До сих пор справедливость нашей позиции казалась мне самоочевидной. Но теперь мне представилось, что, если все остальное не даст результата, мы можем попросить ООН рассмотреть наш вопрос. Я твердо решил не торопиться в этом деле, так как здесь становились важными чисто внутренние проблемы юриспруденции. Я знал, что китайцы заявят, что Тибет всегда был частью Китая, несмотря на 38 лет полной свободы, и, если они смогут обосновать это свое притязание, они также смогут заявить, что их вторжение в Тибет было чисто внутренним делом, в которое ООН не сможет вмешаться.
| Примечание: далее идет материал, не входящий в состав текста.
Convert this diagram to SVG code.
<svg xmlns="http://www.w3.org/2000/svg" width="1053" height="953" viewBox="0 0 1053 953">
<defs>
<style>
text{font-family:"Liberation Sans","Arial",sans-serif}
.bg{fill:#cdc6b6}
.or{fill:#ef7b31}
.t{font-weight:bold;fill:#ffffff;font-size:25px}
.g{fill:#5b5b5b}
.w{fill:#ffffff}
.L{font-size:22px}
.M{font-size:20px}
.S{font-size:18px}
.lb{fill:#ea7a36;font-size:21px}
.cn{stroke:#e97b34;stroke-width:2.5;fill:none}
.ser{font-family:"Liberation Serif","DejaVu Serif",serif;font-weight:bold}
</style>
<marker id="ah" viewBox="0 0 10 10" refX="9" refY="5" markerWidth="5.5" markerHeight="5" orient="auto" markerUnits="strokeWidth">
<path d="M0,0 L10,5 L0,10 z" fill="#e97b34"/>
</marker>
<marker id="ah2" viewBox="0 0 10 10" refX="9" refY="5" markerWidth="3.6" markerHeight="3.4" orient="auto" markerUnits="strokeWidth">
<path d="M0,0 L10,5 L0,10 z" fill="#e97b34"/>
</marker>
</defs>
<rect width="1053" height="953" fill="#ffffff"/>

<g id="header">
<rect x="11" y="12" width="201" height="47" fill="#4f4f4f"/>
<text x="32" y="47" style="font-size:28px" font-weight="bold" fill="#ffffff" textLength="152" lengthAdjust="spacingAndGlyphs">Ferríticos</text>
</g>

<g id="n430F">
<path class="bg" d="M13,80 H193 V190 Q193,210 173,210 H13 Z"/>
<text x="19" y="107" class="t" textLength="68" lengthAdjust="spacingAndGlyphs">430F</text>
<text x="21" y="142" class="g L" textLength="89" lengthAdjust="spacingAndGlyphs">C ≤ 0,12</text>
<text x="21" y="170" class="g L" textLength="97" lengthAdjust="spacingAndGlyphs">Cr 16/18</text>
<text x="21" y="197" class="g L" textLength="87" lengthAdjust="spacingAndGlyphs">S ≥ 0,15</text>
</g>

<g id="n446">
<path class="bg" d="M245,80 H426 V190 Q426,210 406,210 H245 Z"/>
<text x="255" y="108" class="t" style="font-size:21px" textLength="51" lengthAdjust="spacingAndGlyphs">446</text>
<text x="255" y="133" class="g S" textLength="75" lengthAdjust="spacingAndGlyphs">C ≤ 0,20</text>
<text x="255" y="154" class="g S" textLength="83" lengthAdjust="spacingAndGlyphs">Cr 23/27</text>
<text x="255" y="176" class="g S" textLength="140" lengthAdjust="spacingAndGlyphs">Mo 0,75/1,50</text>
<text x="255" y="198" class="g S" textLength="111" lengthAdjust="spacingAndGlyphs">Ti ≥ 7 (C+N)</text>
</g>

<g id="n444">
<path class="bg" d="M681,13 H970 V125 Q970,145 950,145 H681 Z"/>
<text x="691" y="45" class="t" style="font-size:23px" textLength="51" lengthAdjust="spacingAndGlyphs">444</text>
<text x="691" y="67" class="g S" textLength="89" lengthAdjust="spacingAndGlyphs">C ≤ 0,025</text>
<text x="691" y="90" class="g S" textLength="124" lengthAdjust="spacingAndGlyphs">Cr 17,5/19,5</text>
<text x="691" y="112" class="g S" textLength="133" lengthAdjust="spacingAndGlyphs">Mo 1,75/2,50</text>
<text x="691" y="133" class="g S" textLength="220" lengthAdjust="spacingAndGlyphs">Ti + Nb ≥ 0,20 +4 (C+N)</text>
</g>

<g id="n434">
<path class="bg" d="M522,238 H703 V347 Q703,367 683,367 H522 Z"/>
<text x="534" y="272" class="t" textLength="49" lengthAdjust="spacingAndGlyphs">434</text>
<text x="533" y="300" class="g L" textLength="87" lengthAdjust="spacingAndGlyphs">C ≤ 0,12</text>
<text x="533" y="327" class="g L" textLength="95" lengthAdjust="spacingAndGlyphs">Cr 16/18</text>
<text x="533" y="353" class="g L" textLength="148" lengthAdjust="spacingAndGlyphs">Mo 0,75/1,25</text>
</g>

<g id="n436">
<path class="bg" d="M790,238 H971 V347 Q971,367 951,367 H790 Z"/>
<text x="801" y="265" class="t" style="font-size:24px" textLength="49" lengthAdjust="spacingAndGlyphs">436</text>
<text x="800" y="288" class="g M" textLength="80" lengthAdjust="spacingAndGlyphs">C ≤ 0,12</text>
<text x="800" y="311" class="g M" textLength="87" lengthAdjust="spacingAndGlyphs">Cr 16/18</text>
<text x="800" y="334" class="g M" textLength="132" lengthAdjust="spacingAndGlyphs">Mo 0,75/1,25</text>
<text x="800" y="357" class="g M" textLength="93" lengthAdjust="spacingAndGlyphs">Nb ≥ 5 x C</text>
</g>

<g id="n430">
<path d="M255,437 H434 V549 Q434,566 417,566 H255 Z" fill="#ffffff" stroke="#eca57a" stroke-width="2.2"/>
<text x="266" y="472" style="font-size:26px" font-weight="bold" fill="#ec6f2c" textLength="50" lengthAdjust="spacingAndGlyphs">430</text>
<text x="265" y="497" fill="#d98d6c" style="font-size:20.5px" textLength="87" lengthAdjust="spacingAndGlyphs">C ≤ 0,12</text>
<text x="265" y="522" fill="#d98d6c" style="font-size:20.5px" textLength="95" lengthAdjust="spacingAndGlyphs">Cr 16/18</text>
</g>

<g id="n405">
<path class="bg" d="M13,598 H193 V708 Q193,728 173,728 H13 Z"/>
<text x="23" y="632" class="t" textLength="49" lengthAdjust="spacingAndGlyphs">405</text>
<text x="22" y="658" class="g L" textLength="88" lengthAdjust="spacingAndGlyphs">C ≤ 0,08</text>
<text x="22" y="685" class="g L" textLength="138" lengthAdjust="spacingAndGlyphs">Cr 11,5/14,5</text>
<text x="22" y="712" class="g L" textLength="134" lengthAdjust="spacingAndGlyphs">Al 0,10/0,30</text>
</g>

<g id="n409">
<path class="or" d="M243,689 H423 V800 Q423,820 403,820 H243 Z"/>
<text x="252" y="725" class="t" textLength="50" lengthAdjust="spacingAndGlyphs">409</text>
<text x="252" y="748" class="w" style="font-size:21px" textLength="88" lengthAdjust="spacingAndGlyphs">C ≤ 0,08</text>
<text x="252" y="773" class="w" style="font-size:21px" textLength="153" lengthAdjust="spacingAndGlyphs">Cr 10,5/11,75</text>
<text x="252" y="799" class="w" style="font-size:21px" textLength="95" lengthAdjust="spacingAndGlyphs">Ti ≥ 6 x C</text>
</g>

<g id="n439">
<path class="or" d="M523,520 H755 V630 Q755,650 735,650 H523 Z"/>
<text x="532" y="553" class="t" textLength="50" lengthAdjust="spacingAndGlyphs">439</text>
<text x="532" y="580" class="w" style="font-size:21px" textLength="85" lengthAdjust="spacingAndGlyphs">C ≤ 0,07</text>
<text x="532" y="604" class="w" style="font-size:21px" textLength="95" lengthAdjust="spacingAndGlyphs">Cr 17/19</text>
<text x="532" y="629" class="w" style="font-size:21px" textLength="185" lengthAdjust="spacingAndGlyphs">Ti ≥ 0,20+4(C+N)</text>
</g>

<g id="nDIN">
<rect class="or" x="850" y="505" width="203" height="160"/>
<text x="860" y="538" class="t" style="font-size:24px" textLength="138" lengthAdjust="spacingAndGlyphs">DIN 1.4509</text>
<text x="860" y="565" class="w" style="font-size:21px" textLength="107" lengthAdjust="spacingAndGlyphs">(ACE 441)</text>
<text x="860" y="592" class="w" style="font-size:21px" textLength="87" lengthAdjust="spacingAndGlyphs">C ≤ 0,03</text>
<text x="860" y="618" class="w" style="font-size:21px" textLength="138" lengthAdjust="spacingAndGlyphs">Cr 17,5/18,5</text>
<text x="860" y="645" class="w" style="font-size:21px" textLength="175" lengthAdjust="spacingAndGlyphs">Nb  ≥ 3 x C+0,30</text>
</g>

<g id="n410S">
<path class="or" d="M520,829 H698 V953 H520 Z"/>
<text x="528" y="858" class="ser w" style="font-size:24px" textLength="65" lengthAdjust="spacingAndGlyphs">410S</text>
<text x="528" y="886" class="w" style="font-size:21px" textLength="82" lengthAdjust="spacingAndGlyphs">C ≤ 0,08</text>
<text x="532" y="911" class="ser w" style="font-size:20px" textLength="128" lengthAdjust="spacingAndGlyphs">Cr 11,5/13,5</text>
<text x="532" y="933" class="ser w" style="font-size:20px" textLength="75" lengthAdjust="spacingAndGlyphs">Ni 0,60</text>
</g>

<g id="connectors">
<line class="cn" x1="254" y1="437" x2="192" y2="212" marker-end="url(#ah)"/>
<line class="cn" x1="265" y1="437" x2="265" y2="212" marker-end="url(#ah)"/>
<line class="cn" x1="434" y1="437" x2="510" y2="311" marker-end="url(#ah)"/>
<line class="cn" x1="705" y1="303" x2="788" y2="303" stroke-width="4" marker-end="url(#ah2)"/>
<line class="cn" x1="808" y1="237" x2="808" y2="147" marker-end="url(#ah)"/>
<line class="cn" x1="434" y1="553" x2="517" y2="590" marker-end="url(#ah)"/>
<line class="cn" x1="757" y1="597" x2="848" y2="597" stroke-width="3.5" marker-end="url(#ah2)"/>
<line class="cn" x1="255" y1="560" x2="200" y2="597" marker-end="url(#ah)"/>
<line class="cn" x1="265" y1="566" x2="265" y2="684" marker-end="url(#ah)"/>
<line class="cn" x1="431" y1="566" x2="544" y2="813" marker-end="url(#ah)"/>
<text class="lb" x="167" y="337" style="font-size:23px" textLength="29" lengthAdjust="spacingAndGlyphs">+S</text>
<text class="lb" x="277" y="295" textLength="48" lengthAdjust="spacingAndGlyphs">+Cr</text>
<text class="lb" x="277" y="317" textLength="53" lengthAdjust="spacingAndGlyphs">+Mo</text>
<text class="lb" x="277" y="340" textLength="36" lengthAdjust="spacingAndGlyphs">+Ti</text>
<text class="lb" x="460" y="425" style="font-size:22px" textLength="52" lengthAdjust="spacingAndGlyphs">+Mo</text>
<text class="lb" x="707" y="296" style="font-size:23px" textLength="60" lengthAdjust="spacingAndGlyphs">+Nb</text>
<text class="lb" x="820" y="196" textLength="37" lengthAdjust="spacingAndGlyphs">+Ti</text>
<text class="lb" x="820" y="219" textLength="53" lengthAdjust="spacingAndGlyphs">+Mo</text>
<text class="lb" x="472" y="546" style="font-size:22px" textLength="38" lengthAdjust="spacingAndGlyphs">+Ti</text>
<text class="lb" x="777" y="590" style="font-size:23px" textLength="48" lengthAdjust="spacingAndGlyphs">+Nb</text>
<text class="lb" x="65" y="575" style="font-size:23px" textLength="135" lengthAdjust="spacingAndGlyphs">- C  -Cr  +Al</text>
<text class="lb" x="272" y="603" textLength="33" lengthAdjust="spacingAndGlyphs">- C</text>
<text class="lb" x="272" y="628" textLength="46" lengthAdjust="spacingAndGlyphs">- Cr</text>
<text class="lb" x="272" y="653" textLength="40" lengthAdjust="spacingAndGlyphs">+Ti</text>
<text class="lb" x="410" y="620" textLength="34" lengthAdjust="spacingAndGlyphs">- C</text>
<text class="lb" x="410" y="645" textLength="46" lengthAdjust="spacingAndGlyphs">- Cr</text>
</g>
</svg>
Но во время моего пребывания в Мисоре Международная комиссия юристов изучила договоры, подписанные в начале столетия, и, как я уже объяснял, пришла к выводу, что мы были полностью суверенным государством, фактически и юридически независимым от Китая. Согласно этому заключению комиссия продолжила рассмотрение "Соглашения из 17 пунктов". Поскольку мы этот документ подписали, мы отказались от своего суверенитета. Можно было спорить, что наши представители, подписавшие его, находились под угрозой физической расправы и дальнейших военных действий против Тибета, но нам могли выдвинуть встречный аргумент, что подписание договора под давлением не всегда делает договор недействительным. Например, договоры, подписанные при окончании войн, все проигравшие подписывают под давлением.

Но, если договор нарушается одной из сторон, то он по закону может быть расторгнут другой стороной, и тогда более не имеет юридической силы. Китайцы, несомненно, преступили "Соглашение из 17 пунктов", и мы были готовы доказать это. Теперь я отказался от "Соглашения", и оно перестало связывать нам руки, поэтому наше требование суверенитета осталось таким же, каким было и до того, как соглашение было подписано.